Sepekan sebelum babak final Pemilihan Presiden (Pilpres) 2024, cuaca politik makin memanas. Menyerang dan bertahan atau menyerang balik menjadi strategi pilihan masing-masing tim pengusung kandidat. Tetapi jika digeneralisasi, pasangan yang paling banyak mendapat serangan adalah kubu Prabowo-Gibran. Figur yang menjadi kekuatan pendukung utama pasangan ini yaitu Jokowi pun tidak terlepas dari sorotan, mulai dari yang sifatnya murni kritik atau yang sudah berbentuk petisi.
Serangan terbaru kembali menerpa pasangan ini pasca Dewan Kehormatan Penyelanggara Pemilu (DKPP) mengeluarkan keputusan tentang dugaan pelanggaran etik yang dilakukan oleh Komisi Pemilihan Umum terkait diterimanya Gibran Rakabuming Raka sebagai calon wakil presiden pendamping Prabowo Subianto. Ada pula pihak yang melaporkan Gibran ke Pengadilan Tinggi Tata Usaha Negara (PTUN). Bagaimana semua isu ini dikemas dalam satu tulisan? Kami mencoba menyajikannya secara kronologis dan kausalitas sesuai prinsip dasar sejarah.

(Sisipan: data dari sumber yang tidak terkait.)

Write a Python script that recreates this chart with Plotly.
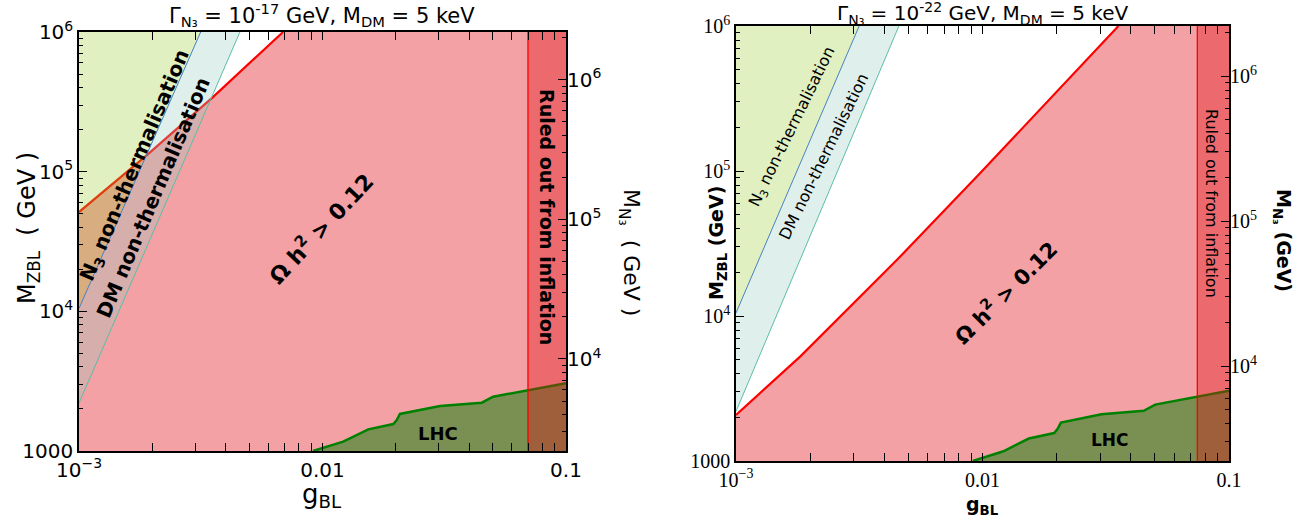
import math
import plotly.graph_objects as go

W, H = 1309, 525

# ---------------- data ----------------
G_RANGE = [1e-3, 0.1]          # g_BL axis limits
M_RANGE = [1e3, 1e6]           # M_ZBL axis limits
MN3_RANGE_L = [2193, 2.193e6]  # M_N3 axis limits (left panel)
MN3_RANGE_R = [2213, 2.213e6]  # M_N3 axis limits (right panel)

# N3 non-thermalisation boundary
n3_g = [1e-3, 3.16e-3]
n3_M = [1.05e4, 1e6]
# DM non-thermalisation boundary
dm_g = [1e-3, 4.58e-3]
dm_M = [2.2e3, 1e6]

# relic boundary, Gamma = 1e-17 GeV
relic_g_L = [1e-3, 0.0019, 0.003548, 0.006887]
relic_M_L = [5.14e4, 1.315e5, 3.42e5, 1e6]
# relic boundary, Gamma = 1e-22 GeV
relic_g_R = [1e-3, 0.00182, 0.00449, 0.00977, 0.0356]
relic_M_R = [2075, 5250, 2.43e4, 9.64e4, 1e6]

# LHC bound
lhc_g = [0.00914, 0.01216, 0.01542, 0.01954, 0.02018, 0.0208, 0.0304, 0.0451, 0.0502, 0.0698, 0.1]
lhc_M = [1000, 1167, 1429, 1560, 1667, 1841, 2099, 2218, 2449, 2735, 3055]

# inflation bound
infl_g_L = 0.0698
infl_g_R = 0.0744

PINK = "rgb(243,161,164)"
GREEN_FILL = "rgba(154,205,50,0.3)"
TEAL_FILL = "rgba(148,205,192,0.3)"
LHC_FILL = "rgba(0,128,0,0.5)"
INFL_FILL = "rgba(224,12,19,0.37)"

fig = go.Figure()


def add_panel(xa, ya, relic_g, relic_M, infl_g):
    g0, g1 = G_RANGE
    m0, m1 = M_RANGE
    kw = dict(xaxis=xa, yaxis=ya, showlegend=False, hoverinfo="skip")
    # relic region (below red line)
    fig.add_trace(go.Scatter(x=relic_g + [g1, g1, g0], y=relic_M + [m1, m0, m0],
                             fill="toself", fillcolor=PINK, mode="none", **kw))
    fig.add_trace(go.Scatter(x=relic_g, y=relic_M, mode="lines",
                             line=dict(color="red", width=2.2), **kw))
    # LHC
    fig.add_trace(go.Scatter(x=lhc_g + [g1, lhc_g[0]], y=lhc_M + [m0, m0],
                             fill="toself", fillcolor=LHC_FILL, mode="none", **kw))
    fig.add_trace(go.Scatter(x=lhc_g, y=lhc_M, mode="lines",
                             line=dict(color="green", width=2.5), **kw))
    # N3 non-thermalisation
    fig.add_trace(go.Scatter(x=n3_g + [g0], y=n3_M + [m1],
                             fill="toself", fillcolor=GREEN_FILL, mode="none", **kw))
    # DM non-thermalisation
    fig.add_trace(go.Scatter(x=dm_g + n3_g[::-1], y=dm_M + n3_M[::-1],
                             fill="toself", fillcolor=TEAL_FILL, mode="none", **kw))
    fig.add_trace(go.Scatter(x=n3_g, y=n3_M, mode="lines",
                             line=dict(color="rgb(70,130,190)", width=1), **kw))
    fig.add_trace(go.Scatter(x=dm_g, y=dm_M, mode="lines",
                             line=dict(color="rgb(90,190,165)", width=1), **kw))
    # inflation
    fig.add_trace(go.Scatter(x=[infl_g, g1, g1, infl_g], y=[m0, m0, m1, m1],
                             fill="toself", fillcolor=INFL_FILL, mode="none", **kw))
    fig.add_trace(go.Scatter(x=[infl_g, infl_g], y=[m0, m1], mode="lines",
                             line=dict(color="red", width=1.3), **kw))


add_panel("x", "y", relic_g_L, relic_M_L, infl_g_L)
add_panel("x2", "y2", relic_g_R, relic_M_R, infl_g_R)

# invisible traces so the secondary (M_N3) axes get drawn
fig.add_trace(go.Scatter(x=G_RANGE, y=MN3_RANGE_L, xaxis="x", yaxis="y3", mode="none",
                         showlegend=False, hoverinfo="skip"))
fig.add_trace(go.Scatter(x=G_RANGE, y=MN3_RANGE_R, xaxis="x2", yaxis="y4", mode="none",
                         showlegend=False, hoverinfo="skip"))


def lg(v):
    return [math.log10(a) for a in v]


x_minor = [k * 10.0 ** e for e in (-3, -2) for k in range(2, 10)]
y_minor = [k * 10.0 ** e for e in (3, 4, 5) for k in range(2, 10)]
n3_minor = [k * 10.0 ** e for e in (3, 4, 5, 6) for k in range(2, 10)]


def xaxis(domain, font, anchor):
    return dict(type="log", range=lg(G_RANGE), domain=domain, anchor=anchor,
                tickvals=[1e-3, 1e-2, 1e-1],
                ticktext=["10<sup>−3</sup>", "0.01", "0.1"],
                ticks="inside", ticklen=8, tickwidth=1, tickcolor="black",
                minor=dict(tickvals=x_minor, ticks="inside", ticklen=4, tickcolor="black"),
                showline=True, linecolor="black", linewidth=1.5, mirror="allticks",
                showgrid=False, zeroline=False, tickfont=font, automargin=False)


def yaxis(domain, font, anchor):
    return dict(type="log", range=lg(M_RANGE), domain=domain, anchor=anchor,
                tickvals=[1e3, 1e4, 1e5, 1e6],
                ticktext=["1000", "10<sup>4</sup>", "10<sup>5</sup>", "10<sup>6</sup>"],
                ticks="inside", ticklen=8, tickwidth=1, tickcolor="black",
                minor=dict(tickvals=y_minor, ticks="inside", ticklen=4, tickcolor="black"),
                showline=True, linecolor="black", linewidth=1.5, mirror=True,
                showgrid=False, zeroline=False, tickfont=font, automargin=False)


def n3axis(rng, overlay, anchor, font):
    return dict(type="log", range=lg(rng), overlaying=overlay, anchor=anchor, side="right",
                tickvals=[1e4, 1e5, 1e6],
                ticktext=["10<sup>4</sup>", "10<sup>5</sup>", "10<sup>6</sup>"],
                ticks="inside", ticklen=8, tickwidth=1, tickcolor="black",
                minor=dict(tickvals=n3_minor, ticks="inside", ticklen=4, tickcolor="black"),
                showline=False, showgrid=False, zeroline=False, tickfont=font,
                automargin=False)


sans = dict(family="DejaVu Sans", size=20, color="black")
serif = dict(family="Liberation Serif", size=20, color="black")

xl = [79 / W, 566 / W]
yl = [(H - 451) / H, (H - 32) / H]
xr = [736 / W, 1229 / W]
yr = [(H - 461) / H, (H - 26) / H]

fig.update_layout(
    width=W, height=H, margin=dict(l=0, r=0, t=0, b=0, autoexpand=False),
    paper_bgcolor="white", plot_bgcolor="white",
    xaxis=xaxis(xl, sans, "y"),
    yaxis=yaxis(yl, sans, "x"),
    xaxis2=xaxis(xr, serif, "y2"),
    yaxis2=yaxis(yr, serif, "x2"),
    yaxis3=n3axis(MN3_RANGE_L, "y", "x", sans),
    yaxis4=n3axis(MN3_RANGE_R, "y2", "x2", serif),
)


def ann(px, py, text, size, angle=0, family="DejaVu Sans"):
    fig.add_annotation(x=px / W, y=1 - py / H, xref="paper", yref="paper",
                       text=text, showarrow=False, textangle=angle,
                       xanchor="center", yanchor="middle",
                       font=dict(family=family, size=size, color="black"))


# left panel texts
ann(322, 15, "Γ<sub>N₃</sub> = 10<sup>-17</sup> GeV, M<sub>DM</sub> = 5 keV", 21)
ann(28, 228, "M<sub>ZBL</sub>  ( GeV )", 24, -90)
ann(630, 252, "M<sub>N₃</sub>  ( GeV )", 22, 90)
ann(322, 495, "g<sub>BL</sub>", 26)
ann(135, 166, "<b>N<sub>3</sub> non-thermalisation</b>", 20, -67)
ann(153, 198, "<b>DM non-thermalisation</b>", 20, -67)
ann(320, 228, "<b>Ω h<sup>2</sup> &gt; 0.12</b>", 22, -47)
ann(547, 217, "<b>Ruled out from inflation</b>", 19, 90)
ann(438, 433, "<b>LHC</b>", 18)

# right panel texts
ann(982, 13, "Γ<sub>N₃</sub> = 10<sup>-22</sup> GeV, M<sub>DM</sub> = 5 keV", 20)
ann(717, 243, "<b>M<sub>ZBL</sub> (GeV)</b>", 19, -90)
ann(1282, 240, "<b>M<sub>N₃</sub> (GeV)</b>", 19, 90)
ann(982, 505, "<b>g<sub>BL</sub></b>", 19)
ann(793, 127, "N<sub>3</sub> non-thermalisation", 16, -64)
ann(824, 157, "DM non-thermalisation", 16, -64)
ann(1005, 292, "<b>Ω h<sup>2</sup> &gt; 0.12</b>", 21, -45)
ann(1212, 203, "Ruled out from inflation", 16, 90)
ann(1110, 440, "<b>LHC</b>", 17)

fig.write_html("out.html")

Kritik dan Petisi Beruntun Akademisi
Kritik dimaksud sesungguhnya telah dilancarkan beberapa bulan berselang oleh mahasiswa dari beberapa perguruan tinggi seperti yang sudah pernah kami sajikan dalam beberapa tulisan berselang. Bedanya kali ini bukan lagi mahasiswa yang melancarkan kritik dan protesnya tetapi telah menjalar ke kalangan akademisi di beberapa kampus.
Sepekan terakhir ini akademisi dari beberapa perguruan tinggi di Indonesia telah melayangkan petisi secara beruntun mengkritisi pemerintahan Jokowi. Dimulai dari almamater Presiden Jokowi sendiri yakni Universitas Gajah Mada pada 31 Januari 2024. Berturut-turut kemudian dari tanggal 1-2 Februari 2024 petisi dilancarkan oleh Universitas Islam Indonesia, Universitas Khairun Ternate, Universitas Hasanuddin, Universitas Indonesia, Universitas Andalas, Universitas Sunan Kalijaga, Universitas Lambung Mangkurat, Universitas Atmajaya dan Universitas Muhamamdiyah Bangka Belitung.
Pantauan Kompas.com (6/2/2024) antara 31 Januari 2024-5 Februari 2024 terdapat 30 kampus di seluruh Indonesia yang melontarkan kritik terhadap Presiden Jokowi. Akademisi perguruan tinggi seluruh Indonesia ini mengeluarkan petisi terkait kekhawatiran mereka akan masa depan demokrasi di Indonesia. Meski demikian, ada pula sekelompok kecil akademisi yang membuat petisi tandingan yang menyatakan bahwa keadaan Indonesia baik-baik saja.
Demokrasi Diuji Intrik
Di bagian Timur Indonesia, akademisi Fakultas Hukum Universitas Hasanuddin sekaligus anggota Forum Dosen Sulawesi Selatan, Adi Suryadi Culla termasuk yang banyak menunjukkan kekhawatirannya tentang masa depan demokrasi di Indonesia. Ia bahkan sempat menyerahkan buku berjudul Demokrasi dan Masa Depan Kedaulatan Indonesia di sela-sela peluncuran buku yang kami tulis bersama beberapa penulis dan akademisi di Sulawesi Selatan. Penulis yang tergabung dengan grup WA yang sama dengan beliau mencoba menyimpulkan pemikiran mantan Komisioner KPUD Sulsel dan Pusat ini. Penulis lalu menemukan satu frase yang sekaligus merupakan judul salah satu artikel beliau di harian Fajar berjudul "Demokrasi Diuji Intrik."
Demokrasi Sedang Sakit dan Terancam
Adapun frase "Demokrasi Sedang Sakit" penulis temukan dari kekhawatiran Pakar Hukum Universitas Negeri Makassar, Prof. Heri Tahir. Menurutnya, rangkaian peristiwa yang terjadi akhir-akhir ini, khususnya yang berkaitan dengan pemilu, seolah memberi kabar bahwa demokrasi Indonesia sedang sakit. Artinya ada yang tidak sehat di ranah ini. Anggota Forum Dosen lainnya, Hasrullah menegaskan bahwa wajar jika belakangan ini banyak sikap dari pakar dan akademisi, terkait dengan kritik demokrasi. Sebab, mereka semua menganggap bahwa demokrasi Indonesia tengah terancam. Demikian diktuip dari harian Fajar (6/2/2024).